• PROBLEM DETAILS
Count how many lines contain the word "script". Please give only the number.

• INPUT FOR THIS TASK
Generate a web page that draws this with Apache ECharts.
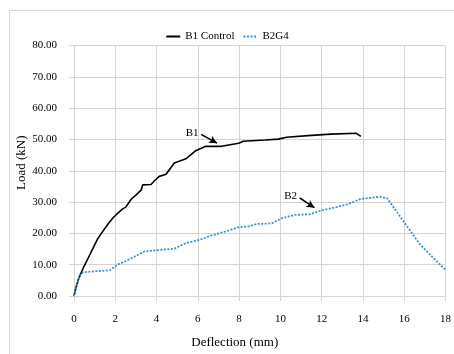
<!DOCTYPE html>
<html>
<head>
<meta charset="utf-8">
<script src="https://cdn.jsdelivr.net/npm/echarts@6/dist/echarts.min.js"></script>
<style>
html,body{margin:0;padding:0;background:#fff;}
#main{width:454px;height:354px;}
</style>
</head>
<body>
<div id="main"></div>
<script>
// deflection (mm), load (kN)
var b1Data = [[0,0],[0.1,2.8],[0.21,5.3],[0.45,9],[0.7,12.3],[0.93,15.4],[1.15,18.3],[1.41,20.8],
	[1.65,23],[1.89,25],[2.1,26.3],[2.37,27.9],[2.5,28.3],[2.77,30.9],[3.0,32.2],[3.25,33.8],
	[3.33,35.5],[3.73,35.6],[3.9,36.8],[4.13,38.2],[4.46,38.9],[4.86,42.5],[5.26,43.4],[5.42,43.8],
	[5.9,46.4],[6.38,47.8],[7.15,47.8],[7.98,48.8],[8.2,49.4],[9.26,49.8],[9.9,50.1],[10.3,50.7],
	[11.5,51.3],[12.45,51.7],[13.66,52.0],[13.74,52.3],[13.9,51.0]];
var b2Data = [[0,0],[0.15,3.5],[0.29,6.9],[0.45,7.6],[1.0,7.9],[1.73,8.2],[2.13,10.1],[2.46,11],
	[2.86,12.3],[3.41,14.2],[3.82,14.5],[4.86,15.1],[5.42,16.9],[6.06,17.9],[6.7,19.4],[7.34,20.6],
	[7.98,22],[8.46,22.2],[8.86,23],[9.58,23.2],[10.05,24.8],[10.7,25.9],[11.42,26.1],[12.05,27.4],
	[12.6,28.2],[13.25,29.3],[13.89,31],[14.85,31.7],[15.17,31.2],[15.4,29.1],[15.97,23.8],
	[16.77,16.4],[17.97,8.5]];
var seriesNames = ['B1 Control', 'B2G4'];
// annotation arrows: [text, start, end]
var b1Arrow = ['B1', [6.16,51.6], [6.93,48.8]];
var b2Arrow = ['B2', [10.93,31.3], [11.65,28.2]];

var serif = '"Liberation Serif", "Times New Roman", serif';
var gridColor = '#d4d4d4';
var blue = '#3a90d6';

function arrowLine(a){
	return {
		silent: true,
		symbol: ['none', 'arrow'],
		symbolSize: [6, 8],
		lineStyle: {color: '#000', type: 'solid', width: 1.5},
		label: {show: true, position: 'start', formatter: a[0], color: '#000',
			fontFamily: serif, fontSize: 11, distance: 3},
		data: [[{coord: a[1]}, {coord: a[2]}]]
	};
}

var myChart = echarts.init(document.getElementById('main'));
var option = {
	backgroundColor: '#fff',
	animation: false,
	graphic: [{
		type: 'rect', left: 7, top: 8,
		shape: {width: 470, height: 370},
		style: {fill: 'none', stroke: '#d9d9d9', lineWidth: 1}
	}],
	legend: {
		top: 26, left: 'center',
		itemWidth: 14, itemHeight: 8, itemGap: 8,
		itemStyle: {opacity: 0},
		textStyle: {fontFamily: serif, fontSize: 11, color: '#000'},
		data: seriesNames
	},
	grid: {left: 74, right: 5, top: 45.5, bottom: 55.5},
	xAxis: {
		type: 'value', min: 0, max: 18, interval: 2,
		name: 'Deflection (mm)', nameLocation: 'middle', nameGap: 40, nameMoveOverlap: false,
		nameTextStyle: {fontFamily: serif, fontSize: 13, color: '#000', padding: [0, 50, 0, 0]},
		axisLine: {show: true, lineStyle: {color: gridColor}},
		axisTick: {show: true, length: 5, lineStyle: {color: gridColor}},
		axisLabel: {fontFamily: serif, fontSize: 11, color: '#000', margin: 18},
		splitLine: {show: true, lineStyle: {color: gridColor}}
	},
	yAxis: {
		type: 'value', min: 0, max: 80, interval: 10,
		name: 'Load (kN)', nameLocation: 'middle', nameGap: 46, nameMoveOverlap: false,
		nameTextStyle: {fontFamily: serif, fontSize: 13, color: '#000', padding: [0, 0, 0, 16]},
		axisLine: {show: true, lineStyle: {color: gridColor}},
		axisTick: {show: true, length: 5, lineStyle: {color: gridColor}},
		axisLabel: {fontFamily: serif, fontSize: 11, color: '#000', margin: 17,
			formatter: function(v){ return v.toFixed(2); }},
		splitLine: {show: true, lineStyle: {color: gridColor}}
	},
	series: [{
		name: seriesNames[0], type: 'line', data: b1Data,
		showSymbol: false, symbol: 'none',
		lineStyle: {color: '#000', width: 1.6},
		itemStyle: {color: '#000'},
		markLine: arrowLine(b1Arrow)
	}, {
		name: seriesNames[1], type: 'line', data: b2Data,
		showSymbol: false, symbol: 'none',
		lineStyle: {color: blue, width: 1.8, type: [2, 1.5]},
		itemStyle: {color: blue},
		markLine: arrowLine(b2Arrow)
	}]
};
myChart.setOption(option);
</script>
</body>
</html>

---

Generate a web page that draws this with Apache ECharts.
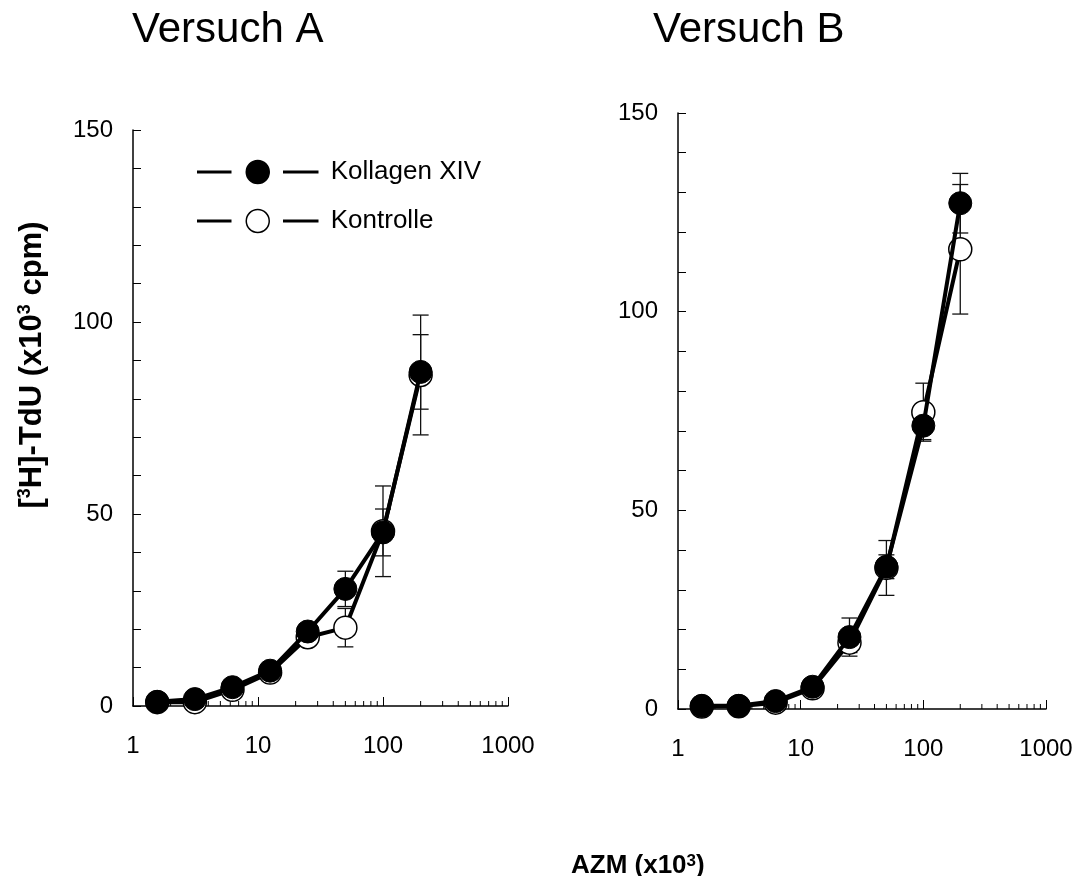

--

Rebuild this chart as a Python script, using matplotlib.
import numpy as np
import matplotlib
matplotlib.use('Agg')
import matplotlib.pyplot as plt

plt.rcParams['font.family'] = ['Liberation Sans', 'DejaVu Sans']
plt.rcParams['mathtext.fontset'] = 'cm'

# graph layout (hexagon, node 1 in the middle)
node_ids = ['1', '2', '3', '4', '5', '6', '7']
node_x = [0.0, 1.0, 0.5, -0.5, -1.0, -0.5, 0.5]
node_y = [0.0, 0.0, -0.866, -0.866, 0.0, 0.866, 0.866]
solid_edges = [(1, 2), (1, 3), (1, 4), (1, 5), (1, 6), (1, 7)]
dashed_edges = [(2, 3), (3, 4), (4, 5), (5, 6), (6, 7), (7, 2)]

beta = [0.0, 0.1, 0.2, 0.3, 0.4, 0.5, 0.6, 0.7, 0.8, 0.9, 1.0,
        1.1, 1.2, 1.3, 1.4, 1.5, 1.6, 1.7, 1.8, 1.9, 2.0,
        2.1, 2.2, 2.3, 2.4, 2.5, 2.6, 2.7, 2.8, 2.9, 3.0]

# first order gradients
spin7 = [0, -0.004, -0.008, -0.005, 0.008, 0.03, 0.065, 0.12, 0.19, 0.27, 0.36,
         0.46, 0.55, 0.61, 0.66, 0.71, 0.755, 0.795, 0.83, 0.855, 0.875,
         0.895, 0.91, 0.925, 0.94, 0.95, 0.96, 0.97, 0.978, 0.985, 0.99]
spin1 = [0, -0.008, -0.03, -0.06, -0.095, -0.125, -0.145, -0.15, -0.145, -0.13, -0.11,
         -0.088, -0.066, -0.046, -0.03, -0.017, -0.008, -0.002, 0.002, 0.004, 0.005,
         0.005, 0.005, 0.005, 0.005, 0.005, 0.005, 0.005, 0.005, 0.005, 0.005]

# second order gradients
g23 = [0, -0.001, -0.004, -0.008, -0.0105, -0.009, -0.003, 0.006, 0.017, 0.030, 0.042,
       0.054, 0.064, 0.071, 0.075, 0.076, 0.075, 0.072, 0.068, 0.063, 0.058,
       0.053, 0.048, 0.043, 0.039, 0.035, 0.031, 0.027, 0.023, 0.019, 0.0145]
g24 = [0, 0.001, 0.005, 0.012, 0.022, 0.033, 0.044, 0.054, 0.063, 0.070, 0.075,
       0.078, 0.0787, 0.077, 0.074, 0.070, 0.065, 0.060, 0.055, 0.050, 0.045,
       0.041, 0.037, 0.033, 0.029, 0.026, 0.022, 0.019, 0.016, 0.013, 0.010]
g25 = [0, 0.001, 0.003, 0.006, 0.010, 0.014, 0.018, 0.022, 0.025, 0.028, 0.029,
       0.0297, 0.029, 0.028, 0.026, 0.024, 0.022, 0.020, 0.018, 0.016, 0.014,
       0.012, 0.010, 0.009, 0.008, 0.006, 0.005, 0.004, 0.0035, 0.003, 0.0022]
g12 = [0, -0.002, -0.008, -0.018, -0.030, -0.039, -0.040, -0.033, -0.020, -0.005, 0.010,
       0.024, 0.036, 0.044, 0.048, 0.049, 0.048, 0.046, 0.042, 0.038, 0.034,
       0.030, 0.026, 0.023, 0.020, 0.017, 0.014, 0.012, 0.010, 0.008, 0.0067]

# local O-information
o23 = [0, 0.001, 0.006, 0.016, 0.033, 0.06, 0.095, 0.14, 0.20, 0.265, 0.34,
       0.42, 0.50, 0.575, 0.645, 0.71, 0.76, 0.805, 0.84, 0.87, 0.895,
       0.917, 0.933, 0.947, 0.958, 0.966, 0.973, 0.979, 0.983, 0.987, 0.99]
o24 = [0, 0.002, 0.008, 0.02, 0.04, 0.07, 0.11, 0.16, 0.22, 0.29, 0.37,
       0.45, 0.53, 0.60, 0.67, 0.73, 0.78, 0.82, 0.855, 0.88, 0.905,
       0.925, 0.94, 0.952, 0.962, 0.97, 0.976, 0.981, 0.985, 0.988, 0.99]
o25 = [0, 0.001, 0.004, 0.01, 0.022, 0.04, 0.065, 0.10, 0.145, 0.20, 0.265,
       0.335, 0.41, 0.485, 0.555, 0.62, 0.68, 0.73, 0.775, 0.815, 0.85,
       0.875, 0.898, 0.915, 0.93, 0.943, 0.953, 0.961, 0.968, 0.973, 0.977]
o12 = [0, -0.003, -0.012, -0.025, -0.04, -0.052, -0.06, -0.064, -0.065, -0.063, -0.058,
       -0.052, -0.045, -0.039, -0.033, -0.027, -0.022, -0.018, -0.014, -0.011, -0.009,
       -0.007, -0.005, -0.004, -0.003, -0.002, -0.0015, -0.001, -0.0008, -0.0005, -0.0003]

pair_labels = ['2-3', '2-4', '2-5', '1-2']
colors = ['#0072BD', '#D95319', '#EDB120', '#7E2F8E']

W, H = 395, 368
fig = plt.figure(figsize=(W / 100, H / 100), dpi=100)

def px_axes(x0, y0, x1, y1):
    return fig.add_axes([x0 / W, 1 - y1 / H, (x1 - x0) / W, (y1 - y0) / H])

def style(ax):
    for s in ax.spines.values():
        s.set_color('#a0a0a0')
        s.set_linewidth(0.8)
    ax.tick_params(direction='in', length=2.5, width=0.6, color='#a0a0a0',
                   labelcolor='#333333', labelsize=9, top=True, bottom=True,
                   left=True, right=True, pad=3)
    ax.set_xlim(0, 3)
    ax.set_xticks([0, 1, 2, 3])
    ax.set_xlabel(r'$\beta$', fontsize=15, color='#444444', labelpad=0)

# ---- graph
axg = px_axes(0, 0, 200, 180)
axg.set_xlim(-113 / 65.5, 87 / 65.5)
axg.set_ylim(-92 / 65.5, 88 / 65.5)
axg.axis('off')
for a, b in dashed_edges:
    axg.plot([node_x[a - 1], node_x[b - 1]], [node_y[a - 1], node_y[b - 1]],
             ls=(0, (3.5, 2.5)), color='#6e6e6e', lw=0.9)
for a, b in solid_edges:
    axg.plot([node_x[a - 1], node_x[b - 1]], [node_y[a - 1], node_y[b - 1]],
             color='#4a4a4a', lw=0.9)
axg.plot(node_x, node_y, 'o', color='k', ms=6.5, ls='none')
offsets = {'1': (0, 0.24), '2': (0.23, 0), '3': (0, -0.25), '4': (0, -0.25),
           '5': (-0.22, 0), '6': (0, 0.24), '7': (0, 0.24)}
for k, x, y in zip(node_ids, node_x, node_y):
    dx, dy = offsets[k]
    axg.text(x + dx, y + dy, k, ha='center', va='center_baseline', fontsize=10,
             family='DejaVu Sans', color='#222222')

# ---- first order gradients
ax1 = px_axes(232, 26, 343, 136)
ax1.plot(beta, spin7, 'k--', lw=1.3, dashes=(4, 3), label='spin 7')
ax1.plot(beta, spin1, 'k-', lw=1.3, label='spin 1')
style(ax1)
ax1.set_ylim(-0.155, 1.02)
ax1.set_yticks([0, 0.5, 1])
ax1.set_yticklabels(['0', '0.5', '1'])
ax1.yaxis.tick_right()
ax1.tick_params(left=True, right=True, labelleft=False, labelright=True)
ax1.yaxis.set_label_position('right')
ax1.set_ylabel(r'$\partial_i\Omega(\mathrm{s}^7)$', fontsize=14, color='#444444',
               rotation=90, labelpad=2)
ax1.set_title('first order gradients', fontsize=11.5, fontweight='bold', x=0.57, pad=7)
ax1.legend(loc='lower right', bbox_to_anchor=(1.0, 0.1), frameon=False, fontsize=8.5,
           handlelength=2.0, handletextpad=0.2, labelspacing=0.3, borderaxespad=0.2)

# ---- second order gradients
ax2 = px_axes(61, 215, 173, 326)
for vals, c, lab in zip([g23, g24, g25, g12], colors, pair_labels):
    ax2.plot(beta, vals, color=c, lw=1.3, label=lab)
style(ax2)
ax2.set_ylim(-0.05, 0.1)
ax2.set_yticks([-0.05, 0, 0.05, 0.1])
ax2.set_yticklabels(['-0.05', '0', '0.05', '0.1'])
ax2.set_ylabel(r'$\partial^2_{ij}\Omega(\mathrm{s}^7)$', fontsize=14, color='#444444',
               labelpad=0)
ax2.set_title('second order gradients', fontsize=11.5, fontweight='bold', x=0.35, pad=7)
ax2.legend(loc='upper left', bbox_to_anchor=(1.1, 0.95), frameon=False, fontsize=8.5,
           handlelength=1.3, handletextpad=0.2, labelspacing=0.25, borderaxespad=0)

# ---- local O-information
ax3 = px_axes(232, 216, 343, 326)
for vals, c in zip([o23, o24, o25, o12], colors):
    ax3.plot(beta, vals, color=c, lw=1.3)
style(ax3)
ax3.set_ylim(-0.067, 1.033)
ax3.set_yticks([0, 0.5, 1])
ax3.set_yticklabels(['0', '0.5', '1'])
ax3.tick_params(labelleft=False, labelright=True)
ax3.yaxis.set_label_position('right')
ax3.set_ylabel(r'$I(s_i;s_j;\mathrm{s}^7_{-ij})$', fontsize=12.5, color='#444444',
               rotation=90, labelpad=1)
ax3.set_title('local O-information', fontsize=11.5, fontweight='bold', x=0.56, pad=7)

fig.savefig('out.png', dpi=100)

• OUTPUT BELOW
4